(Charts and diagrams as code)
·····
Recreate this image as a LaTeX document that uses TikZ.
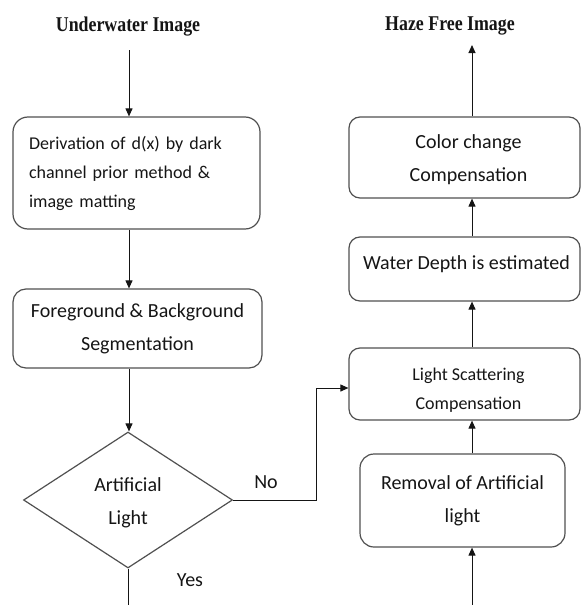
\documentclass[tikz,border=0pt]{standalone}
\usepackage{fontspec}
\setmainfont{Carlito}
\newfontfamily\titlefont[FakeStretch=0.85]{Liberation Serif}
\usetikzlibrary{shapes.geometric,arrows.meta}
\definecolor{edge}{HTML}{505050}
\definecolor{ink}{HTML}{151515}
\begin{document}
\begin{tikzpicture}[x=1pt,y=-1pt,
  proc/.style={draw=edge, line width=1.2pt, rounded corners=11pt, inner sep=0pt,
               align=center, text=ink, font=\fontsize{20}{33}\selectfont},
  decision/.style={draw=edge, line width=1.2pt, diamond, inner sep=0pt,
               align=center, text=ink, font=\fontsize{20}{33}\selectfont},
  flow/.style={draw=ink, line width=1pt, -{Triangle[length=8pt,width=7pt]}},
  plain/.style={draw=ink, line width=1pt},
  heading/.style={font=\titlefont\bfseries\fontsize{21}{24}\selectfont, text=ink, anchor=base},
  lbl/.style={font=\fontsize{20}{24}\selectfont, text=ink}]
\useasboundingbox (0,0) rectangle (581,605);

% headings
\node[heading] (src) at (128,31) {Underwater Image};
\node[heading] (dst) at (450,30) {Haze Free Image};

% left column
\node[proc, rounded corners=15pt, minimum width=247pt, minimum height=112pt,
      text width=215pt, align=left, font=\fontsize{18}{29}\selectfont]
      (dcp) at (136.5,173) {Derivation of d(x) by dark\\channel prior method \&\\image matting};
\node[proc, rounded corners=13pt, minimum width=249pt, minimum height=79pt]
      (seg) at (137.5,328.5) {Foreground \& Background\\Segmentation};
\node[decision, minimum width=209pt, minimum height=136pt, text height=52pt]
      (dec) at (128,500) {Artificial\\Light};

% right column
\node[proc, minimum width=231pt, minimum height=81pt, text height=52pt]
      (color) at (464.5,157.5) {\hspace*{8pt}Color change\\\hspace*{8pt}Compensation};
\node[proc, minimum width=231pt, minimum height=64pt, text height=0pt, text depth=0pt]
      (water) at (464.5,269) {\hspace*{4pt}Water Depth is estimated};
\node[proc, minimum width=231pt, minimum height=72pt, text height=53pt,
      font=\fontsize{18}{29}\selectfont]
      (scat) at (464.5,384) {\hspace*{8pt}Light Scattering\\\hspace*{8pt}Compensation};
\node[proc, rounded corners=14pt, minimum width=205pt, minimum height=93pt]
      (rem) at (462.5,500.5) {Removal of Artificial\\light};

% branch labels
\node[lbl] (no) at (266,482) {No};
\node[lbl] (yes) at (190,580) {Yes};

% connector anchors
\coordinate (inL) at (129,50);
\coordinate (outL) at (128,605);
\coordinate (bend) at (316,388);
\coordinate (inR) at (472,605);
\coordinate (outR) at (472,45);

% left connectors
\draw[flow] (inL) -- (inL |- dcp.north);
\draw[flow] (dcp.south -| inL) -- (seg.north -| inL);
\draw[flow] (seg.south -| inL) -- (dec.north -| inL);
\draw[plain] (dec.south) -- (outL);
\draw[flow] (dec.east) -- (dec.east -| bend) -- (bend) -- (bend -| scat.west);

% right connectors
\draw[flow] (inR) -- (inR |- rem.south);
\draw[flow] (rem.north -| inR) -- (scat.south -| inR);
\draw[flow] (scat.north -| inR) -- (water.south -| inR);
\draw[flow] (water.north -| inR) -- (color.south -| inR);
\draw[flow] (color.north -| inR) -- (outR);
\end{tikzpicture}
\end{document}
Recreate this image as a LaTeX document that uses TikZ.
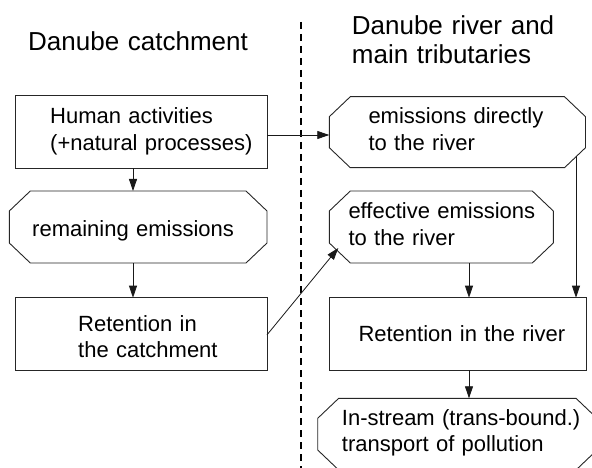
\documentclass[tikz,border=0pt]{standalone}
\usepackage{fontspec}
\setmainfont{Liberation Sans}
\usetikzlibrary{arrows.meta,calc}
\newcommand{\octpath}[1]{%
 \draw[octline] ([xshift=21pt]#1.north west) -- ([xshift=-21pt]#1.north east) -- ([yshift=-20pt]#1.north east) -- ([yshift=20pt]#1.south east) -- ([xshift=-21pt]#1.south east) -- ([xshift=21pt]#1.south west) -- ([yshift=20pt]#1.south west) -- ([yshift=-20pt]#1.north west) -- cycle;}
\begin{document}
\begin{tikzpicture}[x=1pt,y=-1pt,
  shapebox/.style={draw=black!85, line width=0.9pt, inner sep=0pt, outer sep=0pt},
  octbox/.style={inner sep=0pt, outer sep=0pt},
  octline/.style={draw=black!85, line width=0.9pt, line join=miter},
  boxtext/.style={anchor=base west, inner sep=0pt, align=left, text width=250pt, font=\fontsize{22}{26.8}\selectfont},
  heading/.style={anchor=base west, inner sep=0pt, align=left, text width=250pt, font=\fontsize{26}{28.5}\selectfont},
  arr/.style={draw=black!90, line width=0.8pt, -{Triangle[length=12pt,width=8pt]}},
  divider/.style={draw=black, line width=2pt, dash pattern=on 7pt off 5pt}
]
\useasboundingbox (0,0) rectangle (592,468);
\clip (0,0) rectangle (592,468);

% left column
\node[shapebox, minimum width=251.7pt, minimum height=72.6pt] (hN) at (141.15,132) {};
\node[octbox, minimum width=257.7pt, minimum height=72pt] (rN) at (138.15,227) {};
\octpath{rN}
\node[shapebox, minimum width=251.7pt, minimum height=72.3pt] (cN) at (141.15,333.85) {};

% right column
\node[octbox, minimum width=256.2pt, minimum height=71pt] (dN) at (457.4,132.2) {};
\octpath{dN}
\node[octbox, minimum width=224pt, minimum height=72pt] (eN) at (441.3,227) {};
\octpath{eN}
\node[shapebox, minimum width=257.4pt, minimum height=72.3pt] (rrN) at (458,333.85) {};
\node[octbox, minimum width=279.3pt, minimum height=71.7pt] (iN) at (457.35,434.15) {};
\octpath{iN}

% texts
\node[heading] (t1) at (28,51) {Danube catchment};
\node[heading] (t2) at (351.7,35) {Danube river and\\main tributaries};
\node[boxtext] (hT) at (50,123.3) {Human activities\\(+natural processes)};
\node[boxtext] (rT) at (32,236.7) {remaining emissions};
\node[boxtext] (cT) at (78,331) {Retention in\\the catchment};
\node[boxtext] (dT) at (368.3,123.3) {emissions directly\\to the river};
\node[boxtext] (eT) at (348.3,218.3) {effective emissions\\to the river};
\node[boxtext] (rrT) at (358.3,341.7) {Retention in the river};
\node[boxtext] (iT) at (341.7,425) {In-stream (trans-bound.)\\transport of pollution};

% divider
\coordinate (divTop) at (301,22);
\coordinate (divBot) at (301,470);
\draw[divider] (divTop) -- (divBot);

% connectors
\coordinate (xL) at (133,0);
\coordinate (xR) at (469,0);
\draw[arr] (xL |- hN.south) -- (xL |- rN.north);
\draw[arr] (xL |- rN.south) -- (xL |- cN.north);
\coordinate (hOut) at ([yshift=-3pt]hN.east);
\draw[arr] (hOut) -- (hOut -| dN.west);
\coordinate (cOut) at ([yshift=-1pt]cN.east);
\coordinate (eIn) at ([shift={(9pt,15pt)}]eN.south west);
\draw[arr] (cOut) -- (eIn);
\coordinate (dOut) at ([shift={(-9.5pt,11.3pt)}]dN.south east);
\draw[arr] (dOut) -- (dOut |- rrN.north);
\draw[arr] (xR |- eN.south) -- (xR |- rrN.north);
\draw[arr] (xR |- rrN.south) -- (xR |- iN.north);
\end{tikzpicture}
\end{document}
·····
DIRECTION:
Retype the whole listing exactly and leave the pictures out.

RESULT OF THE TASK:
Recreate this image as a LaTeX document that uses TikZ.
\documentclass[tikz,border=0pt]{standalone}
\usepackage{fontspec}
\setmainfont{Carlito}
\newfontfamily\titlefont[FakeStretch=0.85]{Liberation Serif}
\usetikzlibrary{shapes.geometric,arrows.meta}
\definecolor{edge}{HTML}{505050}
\definecolor{ink}{HTML}{151515}
\begin{document}
\begin{tikzpicture}[x=1pt,y=-1pt,
  proc/.style={draw=edge, line width=1.2pt, rounded corners=11pt, inner sep=0pt,
               align=center, text=ink, font=\fontsize{20}{33}\selectfont},
  decision/.style={draw=edge, line width=1.2pt, diamond, inner sep=0pt,
               align=center, text=ink, font=\fontsize{20}{33}\selectfont},
  flow/.style={draw=ink, line width=1pt, -{Triangle[length=8pt,width=7pt]}},
  plain/.style={draw=ink, line width=1pt},
  heading/.style={font=\titlefont\bfseries\fontsize{21}{24}\selectfont, text=ink, anchor=base},
  lbl/.style={font=\fontsize{20}{24}\selectfont, text=ink}]
\useasboundingbox (0,0) rectangle (581,605);

% headings
\node[heading] (src) at (128,31) {Underwater Image};
\node[heading] (dst) at (450,30) {Haze Free Image};

% left column
\node[proc, rounded corners=15pt, minimum width=247pt, minimum height=112pt,
      text width=215pt, align=left, font=\fontsize{18}{29}\selectfont]
      (dcp) at (136.5,173) {Derivation of d(x) by dark\\channel prior method \&\\image matting};
\node[proc, rounded corners=13pt, minimum width=249pt, minimum height=79pt]
      (seg) at (137.5,328.5) {Foreground \& Background\\Segmentation};
\node[decision, minimum width=209pt, minimum height=136pt, text height=52pt]
      (dec) at (128,500) {Artificial\\Light};

% right column
\node[proc, minimum width=231pt, minimum height=81pt, text height=52pt]
      (color) at (464.5,157.5) {\hspace*{8pt}Color change\\\hspace*{8pt}Compensation};
\node[proc, minimum width=231pt, minimum height=64pt, text height=0pt, text depth=0pt]
      (water) at (464.5,269) {\hspace*{4pt}Water Depth is estimated};
\node[proc, minimum width=231pt, minimum height=72pt, text height=53pt,
      font=\fontsize{18}{29}\selectfont]
      (scat) at (464.5,384) {\hspace*{8pt}Light Scattering\\\hspace*{8pt}Compensation};
\node[proc, rounded corners=14pt, minimum width=205pt, minimum height=93pt]
      (rem) at (462.5,500.5) {Removal of Artificial\\light};

% branch labels
\node[lbl] (no) at (266,482) {No};
\node[lbl] (yes) at (190,580) {Yes};

% connector anchors
\coordinate (inL) at (129,50);
\coordinate (outL) at (128,605);
\coordinate (bend) at (316,388);
\coordinate (inR) at (472,605);
\coordinate (outR) at (472,45);

% left connectors
\draw[flow] (inL) -- (inL |- dcp.north);
\draw[flow] (dcp.south -| inL) -- (seg.north -| inL);
\draw[flow] (seg.south -| inL) -- (dec.north -| inL);
\draw[plain] (dec.south) -- (outL);
\draw[flow] (dec.east) -- (dec.east -| bend) -- (bend) -- (bend -| scat.west);

% right connectors
\draw[flow] (inR) -- (inR |- rem.south);
\draw[flow] (rem.north -| inR) -- (scat.south -| inR);
\draw[flow] (scat.north -| inR) -- (water.south -| inR);
\draw[flow] (water.north -| inR) -- (color.south -| inR);
\draw[flow] (color.north -| inR) -- (outR);
\end{tikzpicture}
\end{document}
Recreate this image as a LaTeX document that uses TikZ.
\documentclass[tikz,border=0pt]{standalone}
\usepackage{fontspec}
\setmainfont{Liberation Sans}
\usetikzlibrary{arrows.meta,calc}
\newcommand{\octpath}[1]{%
 \draw[octline] ([xshift=21pt]#1.north west) -- ([xshift=-21pt]#1.north east) -- ([yshift=-20pt]#1.north east) -- ([yshift=20pt]#1.south east) -- ([xshift=-21pt]#1.south east) -- ([xshift=21pt]#1.south west) -- ([yshift=20pt]#1.south west) -- ([yshift=-20pt]#1.north west) -- cycle;}
\begin{document}
\begin{tikzpicture}[x=1pt,y=-1pt,
  shapebox/.style={draw=black!85, line width=0.9pt, inner sep=0pt, outer sep=0pt},
  octbox/.style={inner sep=0pt, outer sep=0pt},
  octline/.style={draw=black!85, line width=0.9pt, line join=miter},
  boxtext/.style={anchor=base west, inner sep=0pt, align=left, text width=250pt, font=\fontsize{22}{26.8}\selectfont},
  heading/.style={anchor=base west, inner sep=0pt, align=left, text width=250pt, font=\fontsize{26}{28.5}\selectfont},
  arr/.style={draw=black!90, line width=0.8pt, -{Triangle[length=12pt,width=8pt]}},
  divider/.style={draw=black, line width=2pt, dash pattern=on 7pt off 5pt}
]
\useasboundingbox (0,0) rectangle (592,468);
\clip (0,0) rectangle (592,468);

% left column
\node[shapebox, minimum width=251.7pt, minimum height=72.6pt] (hN) at (141.15,132) {};
\node[octbox, minimum width=257.7pt, minimum height=72pt] (rN) at (138.15,227) {};
\octpath{rN}
\node[shapebox, minimum width=251.7pt, minimum height=72.3pt] (cN) at (141.15,333.85) {};

% right column
\node[octbox, minimum width=256.2pt, minimum height=71pt] (dN) at (457.4,132.2) {};
\octpath{dN}
\node[octbox, minimum width=224pt, minimum height=72pt] (eN) at (441.3,227) {};
\octpath{eN}
\node[shapebox, minimum width=257.4pt, minimum height=72.3pt] (rrN) at (458,333.85) {};
\node[octbox, minimum width=279.3pt, minimum height=71.7pt] (iN) at (457.35,434.15) {};
\octpath{iN}

% texts
\node[heading] (t1) at (28,51) {Danube catchment};
\node[heading] (t2) at (351.7,35) {Danube river and\\main tributaries};
\node[boxtext] (hT) at (50,123.3) {Human activities\\(+natural processes)};
\node[boxtext] (rT) at (32,236.7) {remaining emissions};
\node[boxtext] (cT) at (78,331) {Retention in\\the catchment};
\node[boxtext] (dT) at (368.3,123.3) {emissions directly\\to the river};
\node[boxtext] (eT) at (348.3,218.3) {effective emissions\\to the river};
\node[boxtext] (rrT) at (358.3,341.7) {Retention in the river};
\node[boxtext] (iT) at (341.7,425) {In-stream (trans-bound.)\\transport of pollution};

% divider
\coordinate (divTop) at (301,22);
\coordinate (divBot) at (301,470);
\draw[divider] (divTop) -- (divBot);

% connectors
\coordinate (xL) at (133,0);
\coordinate (xR) at (469,0);
\draw[arr] (xL |- hN.south) -- (xL |- rN.north);
\draw[arr] (xL |- rN.south) -- (xL |- cN.north);
\coordinate (hOut) at ([yshift=-3pt]hN.east);
\draw[arr] (hOut) -- (hOut -| dN.west);
\coordinate (cOut) at ([yshift=-1pt]cN.east);
\coordinate (eIn) at ([shift={(9pt,15pt)}]eN.south west);
\draw[arr] (cOut) -- (eIn);
\coordinate (dOut) at ([shift={(-9.5pt,11.3pt)}]dN.south east);
\draw[arr] (dOut) -- (dOut |- rrN.north);
\draw[arr] (xR |- eN.south) -- (xR |- rrN.north);
\draw[arr] (xR |- rrN.south) -- (xR |- iN.north);
\end{tikzpicture}
\end{document}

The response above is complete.